I loved my wedding. LOVED IT. My friends and family won't come together like that again until I die, and for them to all still be around, I'd have to die young. I will never again slow-dance with my husband while everyone looks on, or hang out in a hotel room with my sisters while someone does our hair and makeup, or watch my friends get teary-eyed as I solemnly vow not to rearrange the toiletries under the sink more than once a month. But it was those moments that made it amazing, not the 12 kinds of hot sauce I collected over the course of a year or the dozens of retro hairstyles I Pinned.
If you want to preserve your sanity, get off of Style Me Pretty. You don't need a flower crown or spray-painted succulent escort card holders. I went to a wedding where they gave us tiny bags of homemade granola, and it was sweet, but I left mine in the hotel room by accident. What I did appreciate was the late-night greasy pizza delivery that fueled us up for another hour on the dance floor.

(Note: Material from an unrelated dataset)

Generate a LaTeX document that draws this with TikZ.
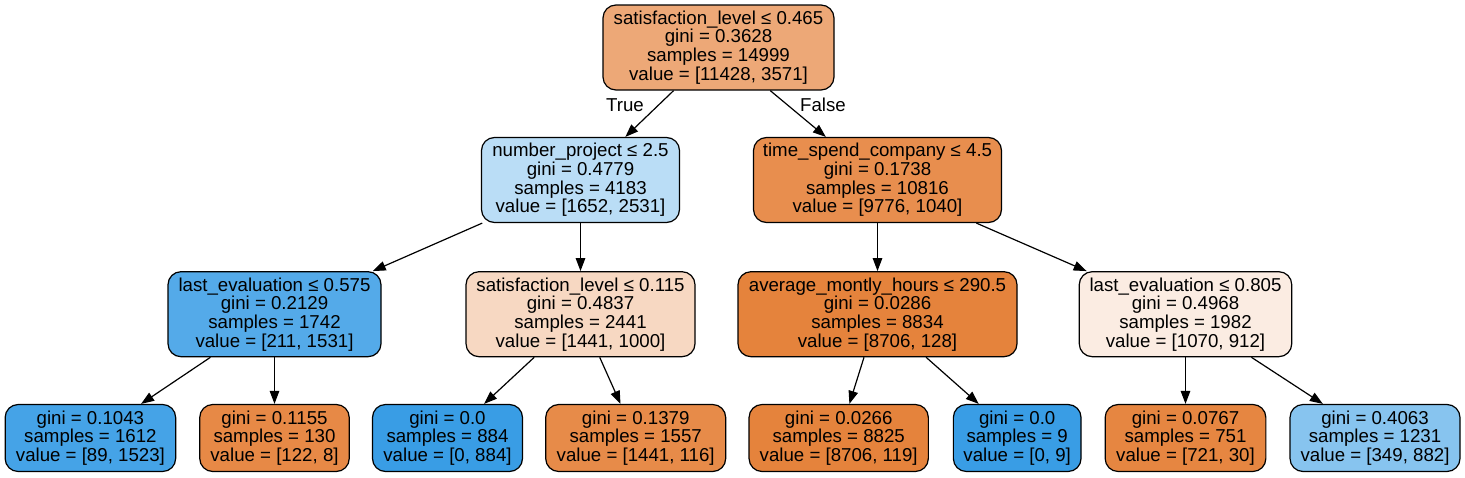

As long as you embrace your guests during dinner and smack their asses on the dance floor, I promise, they won't give a damn about how hands-on you were about your wedding. What they will appreciate is a bride who's not so frazzled by finding the perfect chevron ribbon for the boutonnieres that she snaps when you step on her train, a bride with the bandwidth to listen and laugh. If the devil is in the details, and I think it is, the divine surely must be in the big, impressionistic picture.